The dog I wanted to adopt was reserved by someone else who was approved for Akita adoption but indecisive.  They talked to me about other dogs.  I wasn't listening because I saw something in the eyes of the one I first discussed with them.  The other woman didn't act on the adoption so they said, "She's yours."  I knew it, I just knew it.  Yesterday, as we were discussing when and where to meet, the temporary caregiver said, "Sakura had a seizure this morning."

I thought, "Wow, no wonder."  Keoki was epileptic and one of his offspring was epileptic.  This is something I really know how to manage.  I began explaining that regardless of the ostensible cause of the epilepsy, the seizures never come on unless the dog is constipated so the right food — including a little popcorn — and exercise enables the dog to live without seizures.  The caregiver told me that she had been about to take Sakura for a walk when there was a little incident and a delay and then the seizure came on.  I thought "no brainer" and, of course, "no problem."  Before I figured out the pattern, I had learned that if I gave Keoki homeopathic magnesium phosphate, he came out of the seizure in seconds.  I didn't even have to get it into his mouth, between his toes worked fine.

The reason for the seizure may be neurological, mold or parasites or infection, but the spasms are due to gas.  Before we can expel anything from the body, gas has to move the material.  This is true of toxins in the lungs that we exhale as well as movement of waste.  If the gas is moving one direction and the plan changes, it reverses and causes an accumulation in other tissues that results in spasms and sometimes seizures.  It's very easy to control with essential oils also.

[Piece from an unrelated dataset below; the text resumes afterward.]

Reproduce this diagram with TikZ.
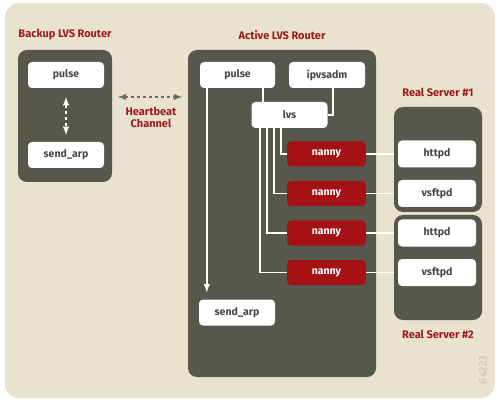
\documentclass[tikz,border=0pt]{standalone}
\usepackage{fontspec}
\setmainfont{Fira Sans}
\usetikzlibrary{calc}

\definecolor{paper}{RGB}{232,226,206}
\definecolor{slab}{RGB}{88,87,76}
\definecolor{rhred}{RGB}{165,18,22}
\definecolor{ink}{RGB}{70,70,66}
\definecolor{titlered}{RGB}{160,25,30}
\definecolor{pipe}{RGB}{110,108,94}
\definecolor{stamp}{RGB}{200,195,176}

\begin{document}
\begin{tikzpicture}[x=1pt, y=-1pt, >=latex]

    \tikzstyle{proc}=[fill=white, rounded corners=4pt, minimum width=76pt, minimum height=26pt, inner sep=0pt, text=ink, font=\bfseries\fontsize{10.5}{12}\selectfont];
    \tikzstyle{nannybox}=[proc, fill=rhred, text=white, minimum width=79pt, minimum height=25pt];
    \tikzstyle{slabbox}=[fill=slab, rounded corners=9pt, inner sep=0pt];
    \tikzstyle{title}=[text=titlered, font=\bfseries\fontsize{11}{12.5}\selectfont];
    \tikzstyle{wire}=[draw=white, line width=1.8pt];

    \useasboundingbox (0,0) rectangle (500,403);
    \fill[paper, rounded corners=14pt] (5,3) rectangle (495,398);

    % routers and servers
    \node[slabbox, minimum width=94pt, minimum height=132pt] (backup) at (65,116) {};
    \node[slabbox, minimum width=188pt, minimum height=327pt] (active) at (282,213.5) {};
    \node[slabbox, minimum width=88pt, minimum height=105pt] (rs1) at (438,159.5) {};
    \node[slabbox, minimum width=88pt, minimum height=105pt] (rs2) at (438,267.5) {};

    \node[title] (tb) at ($(backup.north)+(0,-15)$) {Backup LVS Router};
    \node[title] (ta) at ($(active.north)+(0,-15)$) {Active LVS Router};
    \node[title] (t1) at ($(rs1.north)+(0,-14)$) {Real Server \#1};
    \node[title] (t2) at ($(rs2.south)+(0,14)$) {Real Server \#2};

    % backup router
    \node[proc] (bp) at (66,75) {pulse};
    \node[proc] (bs) at (66,155) {send\_arp};
    \draw[wire, dashed, <->, shorten <=9pt, shorten >=7pt] (bp) -- (bs);

    % heartbeat
    \coordinate (hbl) at (118,97);
    \coordinate (hbr) at (182,97);
    \draw[pipe, line width=1.8pt, dashed, <->] (hbl) -- (hbr);
    \node[title, align=center, inner sep=0pt] (hb) at (151,117.5) {Heartbeat\\Channel};

    % active router
    \node[proc, minimum width=75pt] (ap) at (237.5,75) {pulse};
    \node[proc] (ipv) at (327,75) {ipvsadm};
    \node[proc] (lvs) at (289.5,115) {lvs};
    \node[proc] (as) at (237,312.5) {send\_arp};

    \draw[wire, ->, shorten >=7pt] ([xshift=7pt]ap.south west) -- ([xshift=7pt]ap.south west |- as.north);
    \draw[wire] ([xshift=-12pt]ap.south east) -- ([xshift=-12pt]ap.south east |- lvs.north);
    \draw[wire] ([xshift=6pt]ipv.south) |- (lvs.east);

    \foreach \i/\y/\dx/\srv/\rs in {1/154/30/httpd/rs1, 2/193.5/23/vsftpd/rs1, 3/233/16/httpd/rs2, 4/272.5/9/vsftpd/rs2} {
        \node[nannybox] (n\i) at (326.5,\y) {nanny};
        \node[proc, minimum width=78pt, minimum height=27pt] (s\i) at (437,\y) {\srv};
        \draw[wire] ([xshift=\dx pt]lvs.south west) |- (n\i.west);
        \draw[wire] (n\i.east) -- (n\i.east -| \rs.west);
    }

    \node[rotate=90, text=stamp, font=\fontsize{11}{12}\selectfont] (wm) at (483,370) {84223};
\end{tikzpicture}
\end{document}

One dog, Keoki's mate, Tilok, was very old and her breathing was really labored.  She didn't want to let go so I put oils on a steaming hot wash cloth and put these under her nose.  All her pain stopped and she went on for another two years.  Here, the reason is that the aromatic vapors neutralize the toxic gases and allow the body to relax.  The build up of gases can be excruciatingly painful so it's really important to keep the channels clean and clear, but more miraculously, it is now obvious to everyone that choosing one particular critter out of line up is not the roulette it appeared to be but rather a deep sense of connection that always has to be honored.

Sorry if this is all rather too personal, but losing a pet is an emotionally challenging situation even when the pet has the grace to orchestrate all sorts of wondrous new experiences.